Se protéger de la contagion des lobbies
Le scandale du Mediator a révélé l’influence néfaste des intérêts financiers et privés sur notre santé. Lanceurs d’alerte, associations ou fondations citoyennes tentent de démocratiser la recherche et l’expertise. Seule solution : maintenir le marché à distance de la médecine et des agences sanitaires.
dans l’hebdo N° 1141 Acheter ce numéro
L’industrie pharmaceutique est-elle toute-puissante ? Le scandale du Mediator a révélé les carences des agences sanitaires censées contrôler les médicaments commercialisés. Elles sont elles-mêmes largement noyautées par les conflits d’intérêts et entravées par des dysfonctionnements. Tout cela est le résultat d’un cercle vicieux : la recherche publique n’est plus assez financée, elle se tourne vers le privé, qui gagne en influence. Il s’agit davantage d’un pouvoir financier que d’un « biopouvoir » opaque, mais le terme, lancé dans les années 1970, refait aujourd’hui surface, désignant ces experts qui, de labos en agences, dictent la vérité. Ces scientifiques sont souvent devenus juges et parties dans l’avenir d’une molécule ou d’une technique. Avec les conséquences que l’on sait.

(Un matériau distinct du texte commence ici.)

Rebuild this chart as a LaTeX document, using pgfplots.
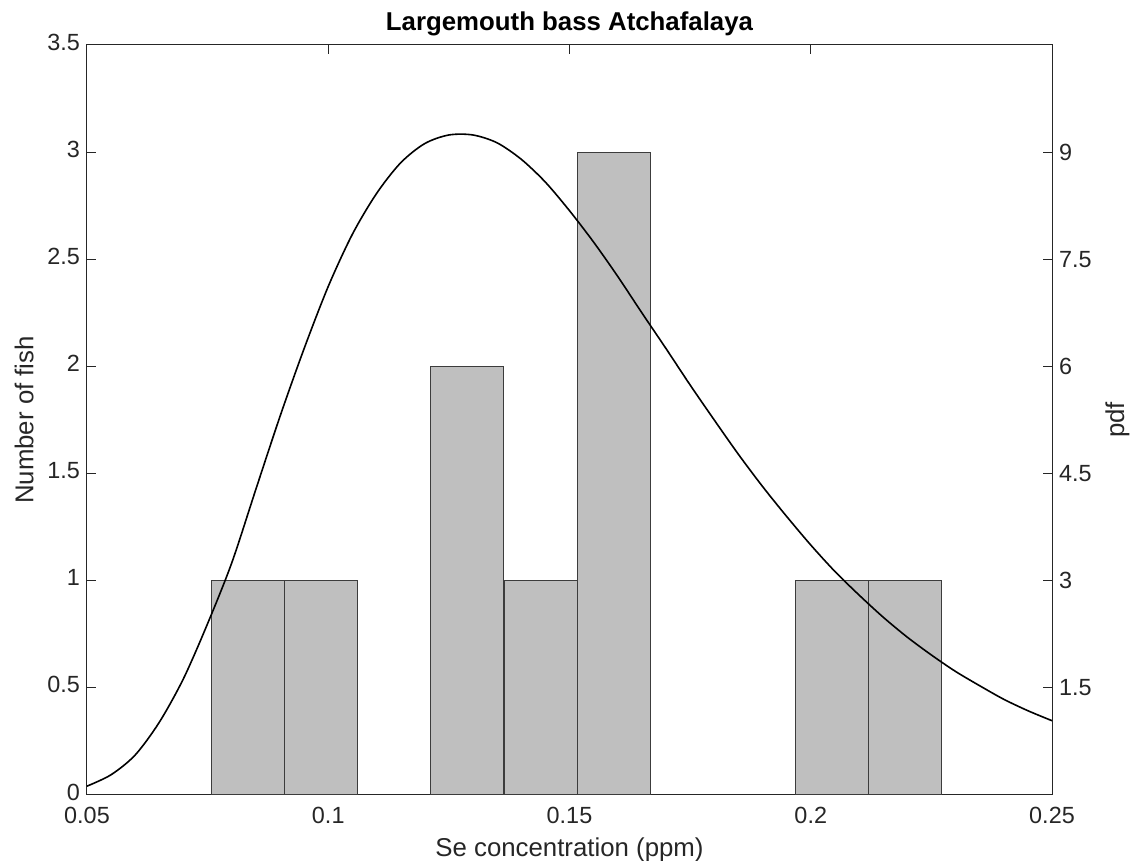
\documentclass[border=0pt]{standalone}
\usepackage{pgfplots}
\pgfplotsset{compat=1.18}
\usepackage{fontspec}
\setmainfont{Liberation Sans}
\definecolor{axgray}{RGB}{38,38,38}
\definecolor{barface}{RGB}{191,191,191}
\definecolor{baredge}{RGB}{60,60,60}
\begin{document}
\begin{tikzpicture}
\pgfplotsset{every axis/.append style={
  scale only axis, width=482.5pt, height=375pt,
  xmin=0.05, xmax=0.25,
  tick align=inside, major tick length=4.5pt,
  /pgf/number format/assume math mode=true,
  tick label style={font=\fontsize{11.7}{14}\selectfont, color=axgray},
  label style={font=\fontsize{12.9}{15}\selectfont, color=axgray},
  axis line style={color=axgray, line width=0.5pt},
  every tick/.style={color=axgray, line width=0.5pt},
}}
\begin{axis}[name=ax1,
  ymin=0, ymax=3.5,
  xtick={0.05,0.1,0.15,0.2,0.25},
  xticklabels={0.05,0.1,0.15,0.2,0.25},
  ytick={0,0.5,1,1.5,2,2.5,3,3.5},
  yticklabels={0,0.5,1,1.5,2,2.5,3,3.5},
  xtick pos=both, ytick pos=left,
  xticklabel style={yshift=-2.5pt},
  yticklabel style={yshift=1.5pt},
  xlabel={Se concentration (ppm)},
  ylabel={Number of fish},
  title={Largemouth bass Atchafalaya},
  title style={font=\fontsize{12.9}{15}\selectfont\bfseries, color=black, yshift=-5pt},
]
\addplot[ybar, bar width=0.01513, bar shift=0pt, fill=barface, draw=baredge, line width=0.5pt]
coordinates {(0.08345,1) (0.09860,1) (0.12885,2) (0.14400,1) (0.15915,3) (0.20445,1) (0.21960,1)};
\end{axis}
\begin{axis}[
  axis y line*=right, axis x line=none,
  ymin=0, ymax=10.5,
  ytick={1.5,3,4.5,6,7.5,9},
  yticklabels={1.5,3,4.5,6,7.5,9},
  ylabel={pdf},
]
\addplot[black, line width=0.8pt, smooth] coordinates {
(0.050,0.124) (0.055,0.284) (0.060,0.561) (0.065,1.02) (0.070,1.63)
(0.075,2.40) (0.080,3.25) (0.085,4.28) (0.090,5.30) (0.095,6.25)
(0.100,7.12) (0.105,7.85) (0.110,8.42) (0.115,8.85) (0.120,9.12)
(0.125,9.24) (0.130,9.24) (0.135,9.13) (0.140,8.90) (0.145,8.58)
(0.150,8.18) (0.155,7.74) (0.160,7.26) (0.165,6.75) (0.170,6.25)
(0.175,5.74) (0.180,5.25) (0.185,4.77) (0.190,4.32) (0.195,3.90)
(0.200,3.50) (0.205,3.13) (0.210,2.80) (0.215,2.49) (0.220,2.21)
(0.225,1.96) (0.230,1.73) (0.235,1.53) (0.240,1.34) (0.245,1.18)
(0.250,1.04)};
\end{axis}
\pgfresetboundingbox
\path ([xshift=-43.5pt,yshift=-33pt]ax1.south west) rectangle ([xshift=46.5pt,yshift=22.5pt]ax1.north east);
\end{tikzpicture}
\end{document}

Face aux lobbies, certains réclament plus de pouvoirs publics et de transparence, de la déontologie dans l’expertise, des droits pour les lanceurs d’alerte, une participation citoyenne aux décisions, une information fiable et une formation médicale à l’avenant. Les contre-pouvoirs existent, mais le rapport de force reste en faveur des firmes. Problème politique et structurel : en France, tant qu’on n’a pas de certitude concernant la nocivité d’une innovation ou d’une substance, on ne la retire pas du marché. Alors, à qui faire confiance ? Pourquoi la grande majorité des études scientifiques ne sont-elles pas prises en compte ? Reste-t-il des experts indépendants ? Comment seront contrôlées la médecine et la génétique de demain ? Sauf scandale (grippe A H1N1 ou Mediator), les indignations sont rares, notamment en matière d’éthique. Pourtant, il s’agit de notre santé et de celle de nos proches. La révision des lois de bioéthique qui s’est achevée à l’Assemblée mi-février débouche sur un quasi-statu quo. « On n’empêche pas le progrès »… Avec le développement de la biomédecine, des scientifiques tentent de mettre en garde contre les dérives scientistes. À leurs risques et périls : mépris, éviction, menaces. Derrière chaque affaire, des corporatismes, une réticence à changer les pratiques et des pressions, surtout, exercées par des firmes qui imposent leurs normes. Souvent à notre insu.